CAIRO – The US, Turkey, India and Iraq on Sunday started organising the evacuation of their nationals from Egypt as an angry anti-government revolt raged into a sixth day amid increasing lawlessness and mass jail breaks.
“The US embassy in Cairo informs US citizens in Egypt who wish to depart that the department of state is making arrangements to provide transportation to safehaven locations in Europe,” an embassy statement said, as other countries issued travel warnings and scared tourists scrambled for flights out. Iraq said it would lay on special flights to evacuate its citizens from Egypt where they had fled to escape violence in their own country.
India sent one of state-run airline Air India’s planes to Egypt to evacuate Indian citizens, the airline said on Sunday. The statements came as thousands of protesters again crowded Cairo’s Tahrir square, epicentre of the biggest demonstrations in Egypt in three decades, demanding President Hosni Mubarak’s ouster despite his reform promises.
As troops manned checkpoints, frisking people for weapons before allowing them in, the square reverberated with the anti-Mubarak chants that have come to characterise the six-day popular revolt. Amid a good-tempered atmosphere that was far from the chaotic scenes of the past two days, the demonstrators bore an army officer in uniform high on their shoulders, while army vehicles drove around with “No to Mubarak” spray painted on their flanks in Arabic.
“Mubarak, go to Saudi Arabia,” the crowd shouted, encouraging the leader in power for 30 years to follow deposed Tunisian president Zine El Abidine Ben Ali into exile. With fears of insecurity rising and a death toll of at least 125, thousands of convicts broke out prisons across Egypt overnight after they overwhelmed guards or after prison personnel fled their posts.
An AFP correspondent saw 14 bodies in a mosque near Cairo’s Abu Zaabal prison, which a resident said were of two police and the rest convicts. Shots rang out in the neighbourhood and a resident said that all the prisoners had escaped and many had been killed. “There are many, many more bodies,” said a resident who asked not to be named. Troops set up checkpoints on roads to riot-hit prisons, stopping and searching cars for escaped convicts.

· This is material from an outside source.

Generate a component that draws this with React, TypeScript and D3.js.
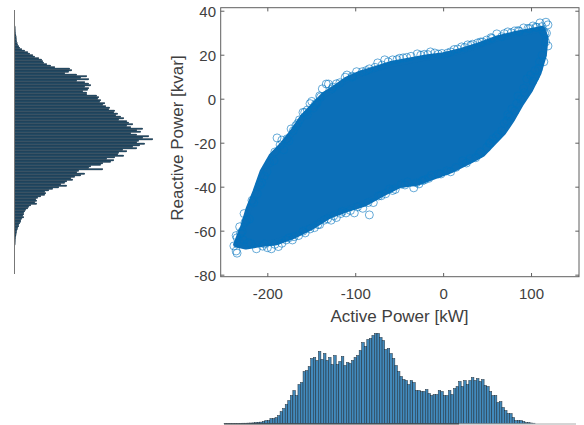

Among those who escaped were senior members of Egypt’s main opposition movement, the Muslim Brotherhood, as well as members of Palestinian Islamist group Hamas, some of whom made it back to the Gaza Strip via smuggling tunnels. With rampant pillaging in more than five days of deadly protests, many Egyptians believe that the police have deliberately released prisoners in order to spread chaos and emphasise the need for the security forces.